Oh, wait…perhaps not.

We may have swapped Thatcher and Reagan for Boris and Trump, Rubik’s cubes for VR headsets, the Walkman for the iPhone and tutting at the National Front in the high street for tutting at the EDL on Twitter, but some things haven’t changed.

1980 saw the debut of the Donington Monsters of Rock festival and the debut album from new band Iron Maiden, which hit #4 in the U.K. charts. Maiden’s success spearheaded a new movement, the New Wave of British Heavy Metal, or NWOBHM as it was phonetically described by almost nobody until documentaries thirty years later.

That same Iron Maiden were all set to headline Donington festival this year, before other events conspired.

Iron Maiden, Def Leppard, Bon Jovi, Aerosmith, Guns n Roses, Motley Crue and Whitesnake had all sold millions of records by the end of the decade. If you had laid all the hit records produced by eighties heavy rockers end to end you would have reached the ozone layer, except all the hairspray they used had made the ozone disappear. Oops.

But buried underneath all the gold records were some perhaps overlooked gems. Records that sold in the hundreds or thousands rather than hundreds of thousands.

Records such as Hanoi Rocks’ second single “Tragedy”, released in 1981.

Hanoi Rocks came from Finland, had a hot blonde lead singer called Michael Monroe, a guitarist called “Nasty Suicide” and blended punk with glam rock, sowing the seeds of glam metal (or hair metal as it became known twenty years later) in the minds of LA based bands such as Motley Crue.

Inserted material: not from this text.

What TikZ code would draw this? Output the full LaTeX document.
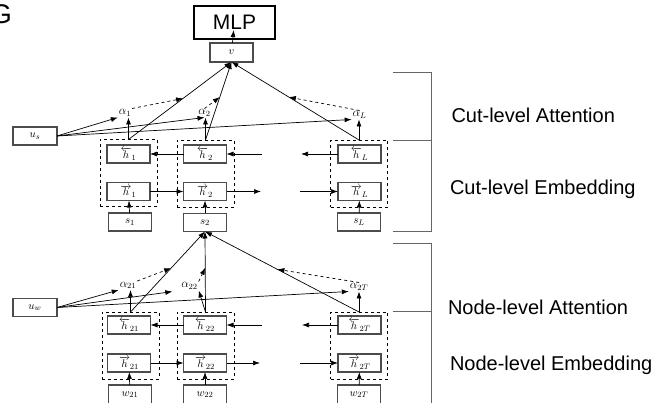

It’s a bit unfair to say this, but they were almost the heavy metal equivalent of the band in that Kit Kat advert being told by a record company executive: “You can’t sing, you can’t play, you look awful. *pause* “You’ll go a long way…”.

After their third album Hanoi Rocks sacked their drummer, Gyp Casino, for his drug addiction, depression and suicidal thoughts. (Mental Health apparently wasn’t something people took seriously).

They hired Razzle as his replacement, but tragedy struck in late 1984 before the band had achieved any major breakthrough when Razzle – a passenger in Motley Crue lead singer Vince Neil’s car – was killed when Neil crashed while driving drunk.

In 1981 Joe Perry was struggling with drink and drug problems, combined with his estrangement from his former band, Aerosmith. His first Joe Perry Project “solo” album “Let The Music Do The Talking” was a modest success, but it’s follow up “I’ve Got The Rock n Rolls Again” was not, apparently buried by record executives keen to see a reformation of Aerosmith. The LP contained some killer tunes, including the peerless riff of “No Substitute for Arrogance”. After one more JPP album, Perry rejoined Aerosmith in 1984, taking his “Let The Music Do The Talking” song with him. The re-recorded version remains part of Aerosmith’s repertoire today.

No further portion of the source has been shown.